If the overlay is provided by a bank incapable of the transactional banking element, then this will have to be provided by another bank and significant synergies will be lost. Transactional banking providers sometimes waive or reduce fees on the basis of interest margins realised on frictional and residual deposit balances. Therefore treasuries also need to consider the long term viability of services being offered under the envisaged local and regional banking model, taking into account both existing and possible future market conditions. Is there room for relationship expansion with all banking counterparties, and are they able to maintain the same level of service quality and concessionary transaction pricing if there are material shifts in the cash holdings and transaction processing patterns? Today the pricing of the two services are strongly correlated, and if the relationship ceases, pricing realignment will be necessary, which will have an impact on the overall benefit; a consideration that is currently often overlooked.
Conclusion
It is tempting to argue that now is not the right time to embark on a cash and liquidity management implementation. Unfortunately, procrastination is not a strategy at the best of times - and definitely not in the current times. Given the right provider, swiftly establishing an improved banking model now is perfectly possible; delay is not the inevitable stratagem.

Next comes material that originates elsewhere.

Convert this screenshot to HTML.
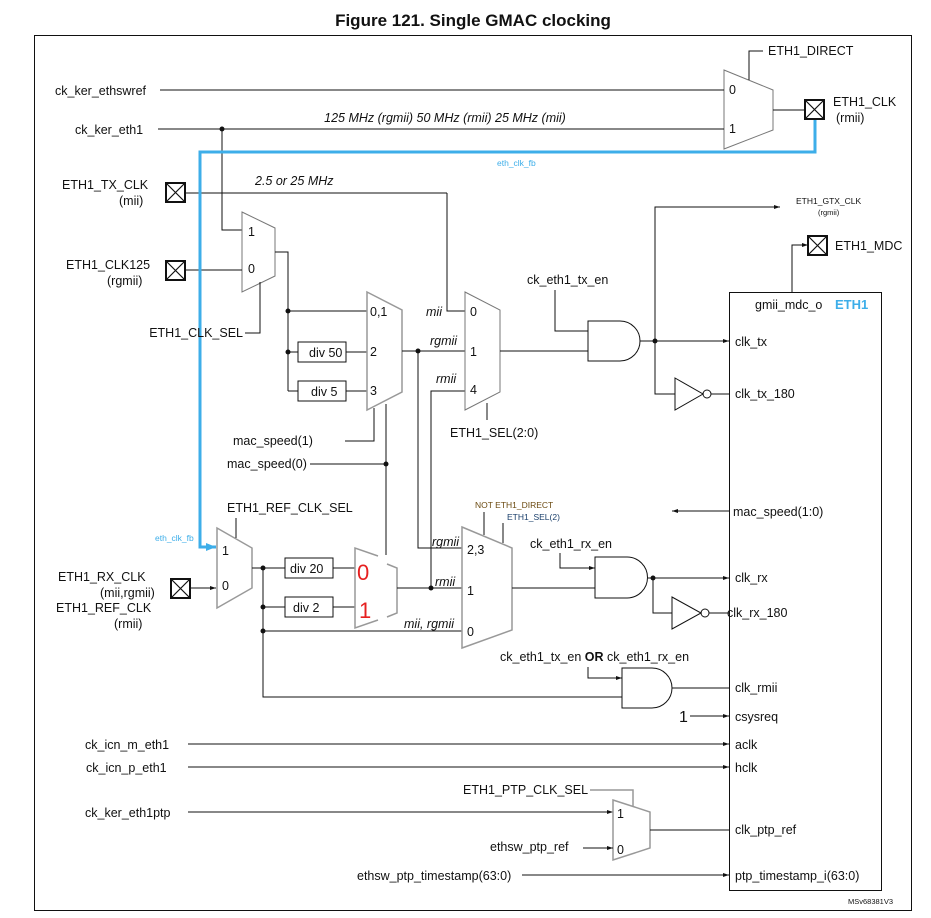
<!DOCTYPE html>
<html><head><meta charset="utf-8"><style>
html,body{margin:0;padding:0;background:#fff}
svg{display:block}
text{font-family:"Liberation Sans","DejaVu Sans",sans-serif;font-size:12.5px;fill:#111}
.i{font-style:italic}
.s{font-size:8.5px}
</style></head><body>
<svg width="931" height="918" viewBox="0 0 931 918" xmlns="http://www.w3.org/2000/svg">
<defs>
<marker id="a" markerWidth="6" markerHeight="6" refX="6" refY="3" orient="auto" markerUnits="userSpaceOnUse"><path d="M0,1 L6,3 L0,5 z" fill="#111"/></marker>
<marker id="ab" markerWidth="10" markerHeight="8" refX="10" refY="4" orient="auto" markerUnits="userSpaceOnUse"><path d="M0,0 L10,4 L0,8 z" fill="#3daee9"/></marker>
</defs>
<text x="473" y="26" text-anchor="middle" style="font-weight:bold;font-size:17px">Figure 121. Single GMAC clocking</text>
<rect x="34.5" y="35.5" width="877" height="875" fill="none" stroke="#111" stroke-width="1"/>
<rect x="729.5" y="292.5" width="152" height="598" fill="none" stroke="#111" stroke-width="1"/>

<g fill="none" stroke="#111" stroke-width="1">
<polygon points="724,70 773,90 773,130 724,149" stroke="#777"/>
<polyline points="749,80 749,51 763,51"/>
<line x1="160" y1="90" x2="724" y2="90"/>
<line x1="158" y1="129" x2="724" y2="129"/>
<line x1="773" y1="110" x2="804" y2="110"/>
<polyline points="222,129 222,230 242,230"/>
<polygon points="242,212 275,228 275,276 242,292" stroke="#777"/>
<line x1="185" y1="193" x2="447" y2="193"/>
<polyline points="447,193 447,311 465,311"/>
<line x1="185" y1="270" x2="242" y2="270"/>
<polyline points="245,333 260,333 260,282"/>
<polyline points="275,252 288,252 288,391"/>
<line x1="288" y1="311" x2="367" y2="311"/>
<line x1="288" y1="352" x2="298" y2="352"/>
<line x1="346" y1="352" x2="367" y2="352"/>
<line x1="288" y1="391" x2="298" y2="391"/>
<line x1="346" y1="391" x2="367" y2="391"/>
<rect x="298" y="342" width="48" height="20"/>
<rect x="298" y="381" width="48" height="20"/>
<polygon points="367,292 402,310 402,392 367,410" stroke="#999" stroke-width="1.5"/>
<line x1="402" y1="351" x2="465" y2="351"/>
<polyline points="345,441 374,441 374,408"/>
<line x1="310" y1="464" x2="386" y2="464"/>
<line x1="386" y1="404" x2="386" y2="555"/>
<polyline points="418,351 418,548 462,548"/>
<polyline points="465,391 431,391 431,588"/>
<polygon points="465,292 500,310 500,392 465,410" stroke="#777"/>
<line x1="487" y1="403" x2="487" y2="420"/>
<line x1="500" y1="351" x2="588" y2="351"/>
<polyline points="555,290 555,331 588,331"/>
<path d="M588,321 L620,321 A20,20 0 0 1 620,361 L588,361 Z"/>
<line x1="640" y1="341" x2="729" y2="341" marker-end="url(#a)"/>
<polyline points="655,341 655,207 780,207" marker-end="url(#a)"/>
<polyline points="655,341 655,394 675,394"/>
<polygon points="675,378 703,394 675,410"/>
<circle cx="707" cy="394" r="4"/>
<line x1="711" y1="394" x2="729" y2="394"/>
<polyline points="792,292 792,245 808,245" marker-end="url(#a)"/>
<line x1="729" y1="511" x2="672" y2="511" marker-end="url(#a)"/>
<polygon points="217,528 252,548 252,588 217,608" stroke="#999" stroke-width="1.5"/>
<line x1="236" y1="518" x2="236" y2="538"/>
<line x1="190" y1="588" x2="216" y2="588" marker-end="url(#a)"/>
<polyline points="252,568 263,568 263,697 622,697"/>
<line x1="263" y1="568" x2="285" y2="568"/>
<line x1="333" y1="568" x2="355" y2="568"/>
<line x1="263" y1="607" x2="285" y2="607"/>
<line x1="333" y1="607" x2="355" y2="607"/>
<line x1="263" y1="631" x2="462" y2="631"/>
<rect x="285" y="558" width="48" height="20"/>
<rect x="285" y="597" width="48" height="20"/>
<path d="M378,556 L355,548 L355,628 L378,620 M387,617 L397,613 L397,568 L387,564" stroke="#999" stroke-width="1.5"/>
<line x1="397" y1="588" x2="462" y2="588"/>
<polygon points="462,527 512,548 512,630 462,648" stroke="#999" stroke-width="1.5"/>
<line x1="484" y1="512" x2="484" y2="535"/>
<line x1="503" y1="523" x2="503" y2="543"/>
<line x1="512" y1="588" x2="595" y2="588"/>
<polyline points="560,553 560,568 595,568" marker-end="url(#a)"/>
<path d="M595,557 L627,557 A20.5,20.5 0 0 1 627,598 L595,598 Z"/>
<line x1="648" y1="578" x2="729" y2="578" marker-end="url(#a)"/>
<polyline points="653,578 653,613 672,613"/>
<polygon points="672,597 701,613 672,629"/>
<circle cx="705" cy="613" r="4"/>
<line x1="709" y1="613" x2="729" y2="613"/>
<polyline points="588,667 588,678 622,678" marker-end="url(#a)"/>
<path d="M622,668 L652,668 A20,20 0 0 1 652,708 L622,708 Z"/>
<line x1="672" y1="688" x2="729" y2="688"/>
<line x1="690" y1="716" x2="729" y2="716" marker-end="url(#a)"/>
<line x1="188" y1="744" x2="729" y2="744" marker-end="url(#a)"/>
<line x1="188" y1="767" x2="729" y2="767" marker-end="url(#a)"/>
<line x1="188" y1="812" x2="613" y2="812" marker-end="url(#a)"/>
<polygon points="613,800 650,812 650,848 613,860" stroke="#999" stroke-width="1.5"/>
<polyline points="590,790 633,790 633,806" stroke="#999" stroke-width="1.5"/>
<line x1="583" y1="848" x2="613" y2="848" marker-end="url(#a)"/>
<line x1="650" y1="830" x2="729" y2="830"/>
<line x1="522" y1="875" x2="729" y2="875" marker-end="url(#a)"/>
</g>
<g fill="none" stroke="#111" stroke-width="2">
<rect x="805" y="100" width="19" height="19"/><path d="M805,100 L824,119 M824,100 L805,119" stroke-width="1.2"/>
<rect x="166" y="183" width="19" height="19"/><path d="M166,183 L185,202 M185,183 L166,202" stroke-width="1.2"/>
<rect x="166" y="261" width="19" height="19"/><path d="M166,261 L185,280 M185,261 L166,280" stroke-width="1.2"/>
<rect x="808" y="236" width="19" height="19"/><path d="M808,236 L827,255 M827,236 L808,255" stroke-width="1.2"/>
<rect x="171" y="579" width="19" height="19"/><path d="M171,579 L190,598 M190,579 L171,598" stroke-width="1.2"/>
</g>
<polyline points="815,120 815,152 200,152 200,547 216,547" fill="none" stroke="#3daee9" stroke-width="3" marker-end="url(#ab)"/>
<g fill="#111">
<circle cx="222" cy="129" r="2.5"/><circle cx="288" cy="311" r="2.5"/><circle cx="288" cy="352" r="2.5"/>
<circle cx="418" cy="351" r="2.5"/><circle cx="386" cy="464" r="2.5"/><circle cx="655" cy="341" r="2.5"/>
<circle cx="263" cy="568" r="2.5"/><circle cx="263" cy="607" r="2.5"/><circle cx="263" cy="631" r="2.5"/>
<circle cx="431" cy="588" r="2.5"/><circle cx="653" cy="578" r="2.5"/>
</g>
<text x="768" y="55">ETH1_DIRECT</text>
<text x="55" y="95">ck_ker_ethswref</text>
<text x="75" y="134">ck_ker_eth1</text>
<text x="445" y="122" class="i" text-anchor="middle">125 MHz (rgmii) 50 MHz (rmii) 25 MHz (mii)</text>
<text x="729" y="94">0</text><text x="729" y="133">1</text>
<text x="833" y="106">ETH1_CLK</text><text x="836" y="122">(rmii)</text>
<text x="497" y="166" class="s" style="fill:#3daee9">eth_clk_fb</text>
<text x="62" y="189">ETH1_TX_CLK</text><text x="119" y="205">(mii)</text>
<text x="255" y="185" class="i">2.5 or 25 MHz</text>
<text x="66" y="269">ETH1_CLK125</text><text x="107" y="285">(rgmii)</text>
<text x="248" y="236">1</text><text x="248" y="273">0</text>
<text x="243" y="337" text-anchor="end">ETH1_CLK_SEL</text>
<text x="370" y="316">0,1</text><text x="370" y="356">2</text><text x="370" y="395">3</text>
<text x="309" y="357">div 50</text><text x="311" y="396">div 5</text>
<text x="426" y="316" class="i">mii</text><text x="430" y="345" class="i">rgmii</text><text x="436" y="383" class="i">rmii</text>
<text x="470" y="316">0</text><text x="470" y="356">1</text><text x="470" y="394">4</text>
<text x="450" y="437">ETH1_SEL(2:0)</text>
<text x="233" y="445">mac_speed(1)</text><text x="227" y="468">mac_speed(0)</text>
<text x="527" y="284">ck_eth1_tx_en</text>
<text x="796" y="204" class="s">ETH1_GTX_CLK</text><text x="818" y="215" class="s" style="font-size:7.5px">(rgmii)</text>
<text x="835" y="250">ETH1_MDC</text>
<text x="755" y="309">gmii_mdc_o</text>
<text x="835" y="309" style="fill:#3daee9;font-weight:bold;font-size:13px">ETH1</text>
<text x="735" y="346">clk_tx</text><text x="735" y="398">clk_tx_180</text>
<text x="733" y="516">mac_speed(1:0)</text>
<text x="475" y="508" class="s" style="fill:#6b4a10">NOT ETH1_DIRECT</text>
<text x="507" y="520" class="s" style="fill:#1a3f6b">ETH1_SEL(2)</text>
<text x="227" y="512">ETH1_REF_CLK_SEL</text>
<text x="155" y="541" class="s" style="fill:#3daee9">eth_clk_fb</text>
<text x="222" y="555">1</text><text x="222" y="590">0</text>
<text x="58" y="581">ETH1_RX_CLK</text><text x="100" y="597">(mii,rgmii)</text>
<text x="56" y="612">ETH1_REF_CLK</text><text x="114" y="628">(rmii)</text>
<text x="290" y="573">div 20</text><text x="293" y="612">div 2</text>
<text x="357" y="580" style="fill:#e62020;font-size:22px">0</text>
<text x="359" y="618" style="fill:#e62020;font-size:22px">1</text>
<text x="432" y="546" class="i">rgmii</text><text x="435" y="586" class="i">rmii</text><text x="404" y="628" class="i">mii, rgmii</text>
<text x="467" y="554">2,3</text><text x="467" y="595">1</text><text x="467" y="636">0</text>
<text x="530" y="548">ck_eth1_rx_en</text>
<text x="735" y="582">clk_rx</text><text x="727" y="617">clk_rx_180</text>
<text x="500" y="661">ck_eth1_tx_en <tspan style="font-weight:bold">OR</tspan> ck_eth1_rx_en</text>
<text x="735" y="692">clk_rmii</text>
<text x="679" y="722" style="font-size:16px">1</text><text x="735" y="721">csysreq</text>
<text x="85" y="749">ck_icn_m_eth1</text><text x="735" y="749">aclk</text>
<text x="86" y="772">ck_icn_p_eth1</text><text x="735" y="772">hclk</text>
<text x="85" y="817">ck_ker_eth1ptp</text>
<text x="463" y="794">ETH1_PTP_CLK_SEL</text>
<text x="617" y="818">1</text><text x="617" y="854">0</text>
<text x="490" y="851">ethsw_ptp_ref</text>
<text x="735" y="834">clk_ptp_ref</text>
<text x="357" y="880">ethsw_ptp_timestamp(63:0)</text>
<text x="735" y="880">ptp_timestamp_i(63:0)</text>
<text x="848" y="904" style="font-size:7.5px">MSv68381V3</text>
</svg>
</body></html>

Even though there is currently a huge temptation to think short term and adopt a superficial quick fix overlay in isolation, this can condemn the organisation to repeat expensive history. Any well-planned structure supported by a provider who can offer a homogenous solution for regulated and unregulated markets will deliver long term returns, irrespective of future market conditions. However, the critical point is that such a solution must be fully integrated end-to-end. Piecemeal products that cannot incorporate the transaction banking element are a recipe for sub-standard performance and future re-engineering costs.